The only person under more stress than a working mom is a teenage girl. That’s why I was thrilled beyond measure when my younger daughter told me the yoga classes were providing her a much-needed sense of peace. It’s the only time I feel free from my thoughts, she said. We convinced her older sister to give a class a try. Soon both girls were going to classes together, coming home soaked in sweat and echoing all the same sentiments I had felt 30 years prior when I had first found yoga.
Yesterday my younger daughter was on a driving lesson and my older daughter had plans to go to a yoga class at 8 pm with a friend (my bedtime!) I was done with work and trying to figure out if I should go on a run around the neighborhood or workout in my studio. My older daughter said- Go to yoga, there’s a 5:30 class!
By myself? I said.
There was a moment in that class when I experienced a feeling I could hardly fathom. My kids were no longer kids. They were at the crossroads of young adulthood and I …I was once again in a yoga class alone. The class came toward the end, the music simmered down and I lay resting in child’s pose. I realized then how dearly I needed this space, the time to just be. It felt in some way I hadn’t experienced that sense of rest… maybe ever. Everything, every cell of me, had gone into the raising of myself and then the raising of my girls. I would always be a parent, and they would always need their mom, but even so… a shift was occurring. With my older daughter about to graduate high school…my little girls are big girls.

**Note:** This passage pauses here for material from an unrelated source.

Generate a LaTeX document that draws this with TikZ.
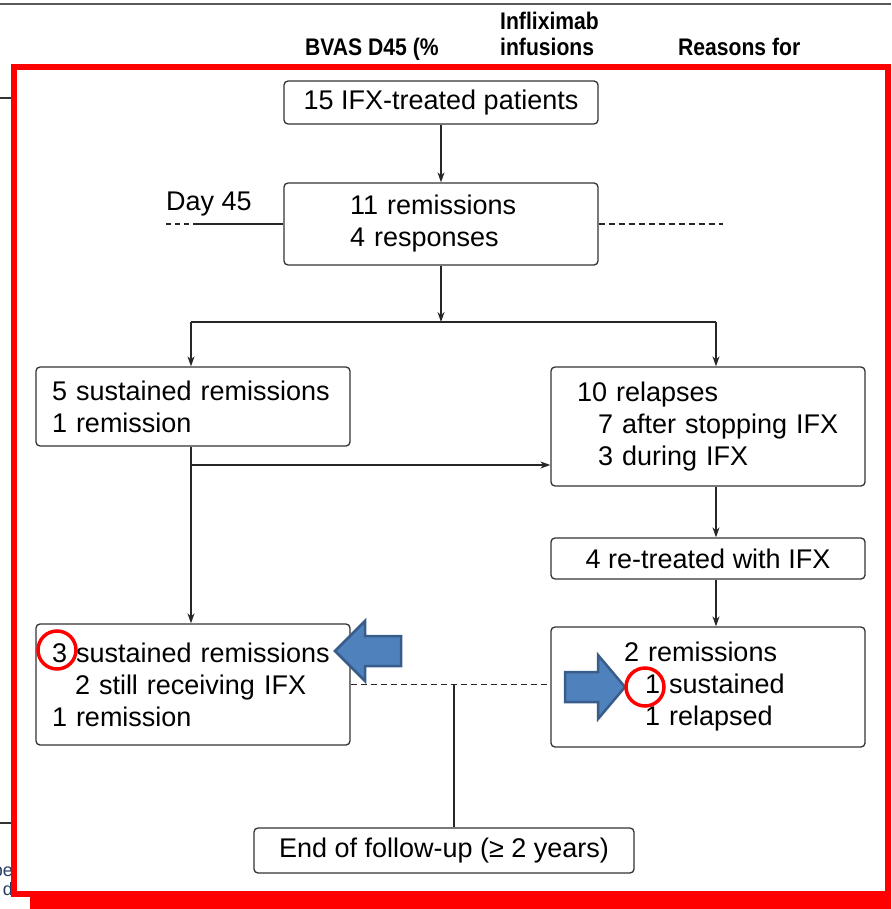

I wondered if it would soon get lonely being in a yoga class on the occasions my kids were out doing their own lives. Either way, I knew there was space for whatever feelings surfaced. That’s how I had been taught to experience yoga: as a boundless vessel that holds all that you are and reveals your connection to the truth. In these modernized classes, that concept seemed a bit buried under the loud music. The teachers didn’t quite allude to such truths as they had back when I was a new and eager student. Still, the 5000-year-old wisdom of yoga shone through. My kids experience was proof of that.
As I rested in sivasana at the end of class, I thought about how far I had come to get here. Right here. Back in class with yoga administering aid. I wiped the sweat off my face, and the tears.